Monday, September 15, 2014

No Innovation Without Migration: Do Places Make People?

People make places innovative, not places make people innovative at Pacific Standard magazine.

Theme: Innovation geography

Subject Article: "Scientific ties that bind?"

Other Links: 1. "Growth, innovation, scaling, and the pace of life in cities."
2. "Turning Buffalo from a Rust Belt City into a Start-up City."

Postscript: I'm spending a lot of time exploring theories about innovation geography because I'm trying to understand how universities can spur regional economic redevelopment. I hypothesize that migration is missing from the policy analysis and discussion. Could migration be driving Rust Belt urban redevelopment?

2 comments:

Dave said...

The "increased collisions" that are mentioned in one of the articles you cite, are misunderstood by many people, it seems. They seem to think these collisions are accidental, serendipitous meetings that just happen to take place at the laundromat or bar. This is not how it happens. It's not "density" so much as "industry clusters" being dense. You've made the same point in the past with your posts on workplace density as opposed to residential density. What happens, naturally, is people in the same "field" from different enterprises going to the same user group meetings, vendor presentations, classes, and, yes, parties (co-worker invites me over to her house for a party, she used to work for XX Inc, she invited some of her old friends from XX too, I met and spoke with them: they're doing this interesting thing over there, etc). There is nothing accidental about this, it isn't luck, it's the way things happen naturally. Also, as you've mentioned in the past, people changing jobs plays into this.
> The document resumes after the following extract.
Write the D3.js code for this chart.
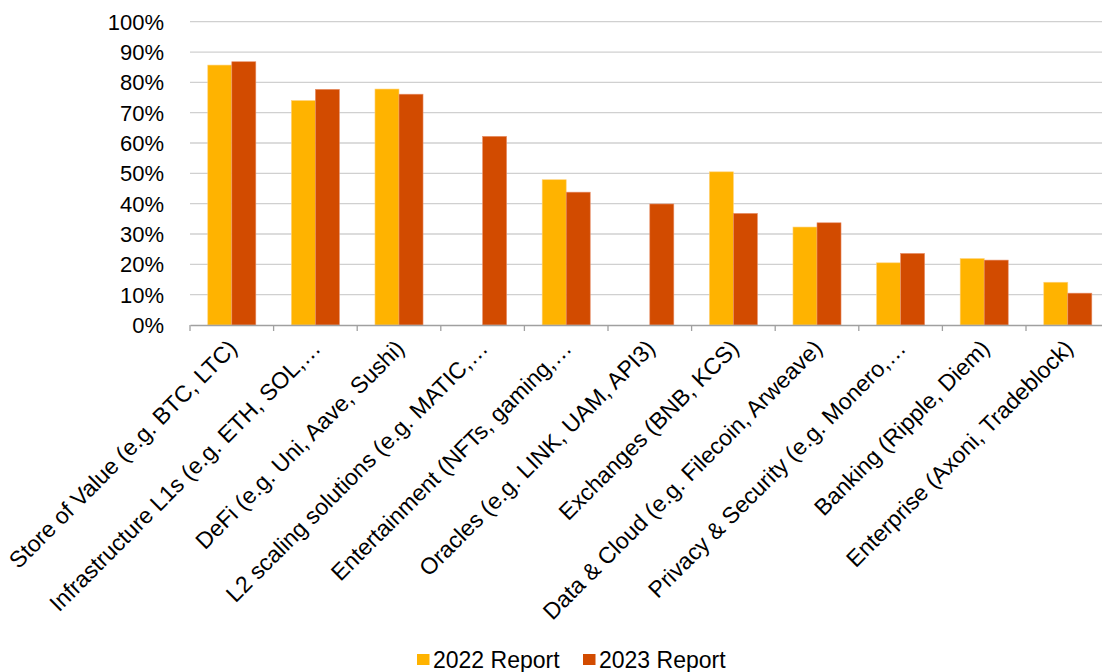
<!DOCTYPE html>
<html><head><meta charset="utf-8">
<script src="https://cdn.jsdelivr.net/npm/d3@7"></script>
<style>
body{margin:0;background:#fff;}
text{font-family:Arial,"Liberation Sans",sans-serif;fill:#000;}
</style></head>
<body><svg id="c" width="1102" height="672"></svg>
<script>
const categories = [
  "Store of Value (e.g. BTC, LTC)",
  "Infrastructure L1s (e.g. ETH, SOL,…",
  "DeFi (e.g. Uni, Aave, Sushi)",
  "L2 scaling solutions (e.g. MATIC,…",
  "Entertainment (NFTs, gaming,…",
  "Oracles (e.g. LINK, UAM, API3)",
  "Exchanges (BNB, KCS)",
  "Data & Cloud (e.g. Filecoin, Arweave)",
  "Privacy & Security (e.g. Monero,…",
  "Banking (Ripple, Diem)",
  "Enterprise (Axoni, Tradeblock)"
];
const series = ["2022 Report", "2023 Report"];
const values2022 = [0.857, 0.740, 0.778, 0, 0.479, 0, 0.505, 0.323, 0.205, 0.219, 0.141];
const values2023 = [0.868, 0.777, 0.761, 0.622, 0.438, 0.399, 0.368, 0.337, 0.236, 0.214, 0.105];
const yTicks = [0,0.1,0.2,0.3,0.4,0.5,0.6,0.7,0.8,0.9,1.0];
const colors = ["#FFB300", "#D24B00"];

const svg = d3.select("#c");
const mLeft = 190, mRight = 1109.6, mTop = 21.7, mBottom = 325;
const x = d3.scaleBand().domain(categories).range([mLeft, mRight]).paddingInner(0).paddingOuter(0);
const x1 = d3.scaleBand().domain(series).range([0, x.bandwidth()]).paddingInner(0).paddingOuter(0.74);
const y = d3.scaleLinear().domain([0,1]).range([mBottom, mTop]);

// gridlines
svg.append("g").selectAll("line").data(yTicks.slice(1)).join("line")
  .attr("x1", mLeft).attr("x2", mRight)
  .attr("y1", d=>y(d)).attr("y2", d=>y(d))
  .attr("stroke", "#d0d0d0").attr("stroke-width", 1.3);

// y labels
svg.append("g").selectAll("text").data(yTicks).join("text")
  .attr("x", 164).attr("y", d=>y(d)).attr("dy", "0.36em")
  .attr("text-anchor", "end").attr("font-size", 22)
  .text(d=>d3.format(".0%")(d));

// bars
const data = [values2022, values2023];
series.forEach((s, si) => {
  svg.append("g").selectAll("rect").data(categories).join("rect")
    .attr("x", c => x(c) + x1(s))
    .attr("width", x1.bandwidth())
    .attr("y", (c,i) => y(data[si][i]))
    .attr("height", (c,i) => y(0) - y(data[si][i]))
    .attr("fill", colors[si])
    .attr("stroke", si === 0 ? "#ffd27a" : "#e8906a")
    .attr("stroke-width", 0.6)
    .attr("display", (c,i) => data[si][i] > 0 ? null : "none");
});

// x axis
const xa = svg.append("g").attr("transform", `translate(0,${mBottom})`)
  .call(d3.axisBottom(x).tickSizeInner(0).tickSizeOuter(0).tickFormat(""));
xa.select(".domain").attr("stroke", "#a0a0a0").attr("stroke-width", 1.3);
const bounds = categories.map(c => x(c)).concat([mRight]);
svg.append("g").selectAll("line").data(bounds).join("line")
  .attr("x1", d=>d).attr("x2", d=>d).attr("y1", mBottom).attr("y2", mBottom+6)
  .attr("stroke", "#a0a0a0").attr("stroke-width", 1.3);

// x labels
svg.append("g").selectAll("text").data(categories).join("text")
  .attr("transform", c => `translate(${x(c)+x.bandwidth()/2+1},${mBottom+19}) rotate(-45)`)
  .attr("text-anchor", "end").attr("dy", "0.35em").attr("font-size", 23)
  .text(c => c);

// legend
const lg = svg.append("g");
const lx = [417, 583];
series.forEach((s, i) => {
  lg.append("rect").attr("x", lx[i]).attr("y", 654).attr("width", 12.5).attr("height", 11).attr("fill", colors[i]);
  lg.append("text").attr("x", lx[i]+16).attr("y", 668).attr("font-size", 23).text(s);
});
</script></body></html>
As far as universities, they often host seminars, meetings, obviously classes. The big unis also have money. If they're a uni that's created spin-off businesses from their research then the people working for the spin-off undoubtedly still have connections back to the uni, keeping them up on the latest going on over there, and vice-versa. I'd imagine if the uni is big enough, it can enable quite a lot of 'collisions' by itself.

Jim Russell said...

Dave,

If you are referring to the Buffalo piece, I agree that the writer misinterpreted the academic piece he cited. This "lost in translation" bit is quite common. But that's not the crux of the debate. I'm focusing on the academic understanding of innovation geography.